Dans un livre que j'ai dirigé, il y avait un chapitre de Molly den Heyer, qui a parlé du soutien budgétaire apporté au gouvernement de la Tanzanie. Il y avait une réunion des donateurs, et le Royaume-Uni disait qu'il allait mettre un tel montant, et les Danois disaient qu'ils allaient mettre tel autre montant. On mettait en commun des fonds qui avaient été négociés au cours d'une longue période. C'était considéré comme la bonne façon d'apporter de l'aide. Il s'agissait non pas de petits projets isolés, mais d'un soutien conjoint pour le gouvernement de la Tanzanie pour... je ne peux me rappeler le secteur dont il s'agissait. C'était peut-être l'éducation. Cela visait à soutenir le secteur de l'éducation plutôt que de seulement construire une école dans une collectivité. Le représentant canadien n'avait pas réellement été en mesure de formuler un engagement et avait dû retourner à Ottawa.
Le représentant du Canada était la seule personne à la table qui avait dit: « Je ne peux vous répondre, parce que je dois d'abord faire une vérification », puis il s'est avéré que les lignes directrices du Conseil du Trésor empêchaient le Canada de transférer ce qui était, je pense, 10 millions de dollars au gouvernement de la Tanzanie, donc le Canada a donné l'argent à la Banque mondiale, puis la Banque mondiale l'a donné au gouvernement de la Tanzanie. La Banque mondiale a facturé 1 million de dollars, je pense, comme frais pour l'exécution de ce service, donc aucun gain n'a été réalisé, si ce n'est par la Banque mondiale. Le Canada a dû passer par ces formalités administratives, et le gouvernement de la Tanzanie a obtenu 1 million de dollars de moins.
Les parties du problème au sujet desquelles nous pouvons accomplir le plus sont celles qui concernent intégralement le Canada. Les problèmes à l'étranger, comme la corruption, les conflits civils et d'autres encore, sont extrêmement complexes. C'est là où nous avons besoin de gens bien formés et habilités qui ont des connaissances sur le terrain, des personnes qui peuvent réagir à ces questions et élaborer des stratégies qui sont appropriées, des personnes qui n'adopteront pas une approche à l'emporte-pièce, mais qui concevront des adaptations à des programmes.

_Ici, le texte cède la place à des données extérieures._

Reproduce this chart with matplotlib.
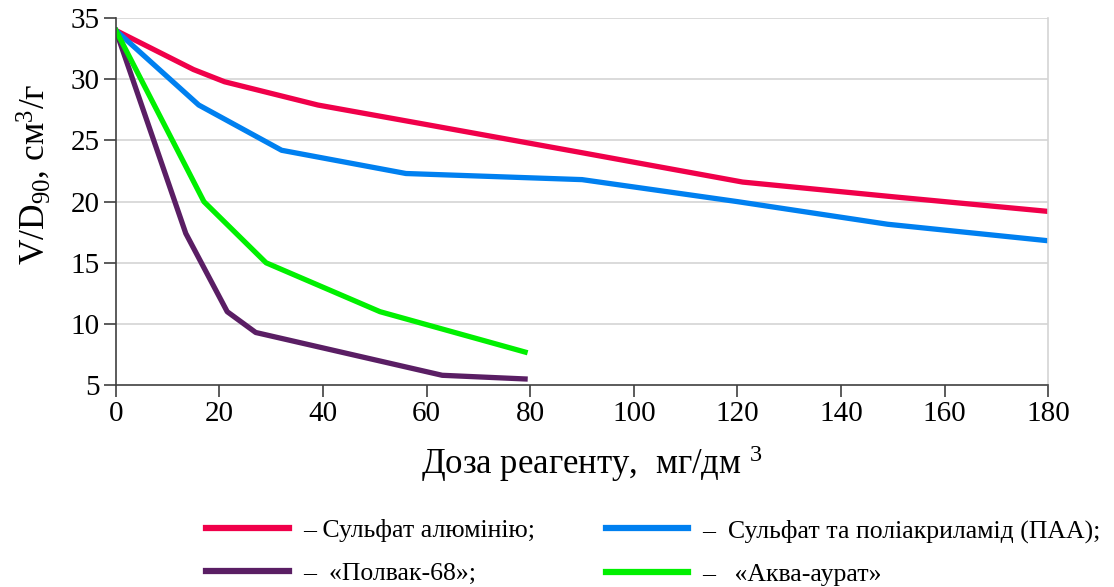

Par exemple, si, pour quelque raison que ce soit, ce n'est plus une bonne idée — parce qu'il y a de la corruption ou autre chose — d'acheminer l'argent par l'entremise du gouvernement, ces personnes seraient en mesure de le recentrer et de le réacheminer au moyen d'ONG locales, d'ONG canadiennes ou d'autres ONG internationales ou de l'ONU pour continuer de soutenir les gens de ce pays, plutôt que de les punir parce que nous ne souhaitons pas soutenir leur gouvernement.